Thanks for having me type out this problem I found mistakes. How does this answer look?

 

[ehild]

W = 1

y_p = -sinx ∫ ((cosx)(tan²x)dx) + cosx ∫ ((sinx)(tan²x)dx)

y_p = -sinx ∫ ((cosx)(sec²x +1)dx) + cosx ∫ ((sinx)(sec²x +1)dx)

tan²x is not the same as sec²x +1. Check. But I would not use the secant. Would do it with tan(x)=sin(x)/cos(x) instead.
I do not understand your way of integration by parts, either.
And W=-1.

 

[Mark Brewer]

tan²x is not the same as sec²x +1. Check.

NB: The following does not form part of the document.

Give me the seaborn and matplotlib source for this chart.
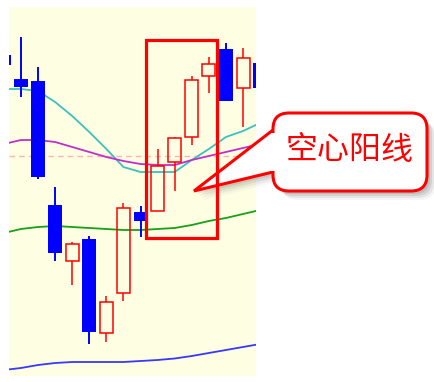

But I would not use the secant. Would do it with tan(x)=sin(x)/cos(x) instead.
I do not understand your way of integration by parts, either.

Thank you, the secant should have been sec²x -1

 

[ehild]

Thank you, the secant tan² should have been sec²x -1

 

[Mark Brewer]

Hi Ehild,

My apologies for thinking I could use sec²x - 1. I thought the derivation was tanx from sec²x. I'll use sinx/cosx.

Thank you again for the help.

 

[Mark Brewer]

My new answer is extremely long.

y = c₁sinx + c₂cosx + sin²x - xcosx(xsinx - 1) - lntanx + secx - cosx(sinxtanx - 2) -xsinx(cosx + 1)

 

[ehild]

My new answer is extremely long.

y = c₁sinx + c₂cosx + sin²x - xcosx(xsinx - 1) - lntanx + secx - cosx(sinxtanx - 2) -xsinx(cosx + 1)

Still not correct, I am afraid. Check the parentheses. I can not tell where your mistakes are if you do not show your work.
You need the integrals $\int(\cos(x)\tan^2(x)dx)$ and $\int(\sin(x)\tan^2(x)dx)$ . How did you do them?Hint: when integrating by parts, integrate u'=sin(x).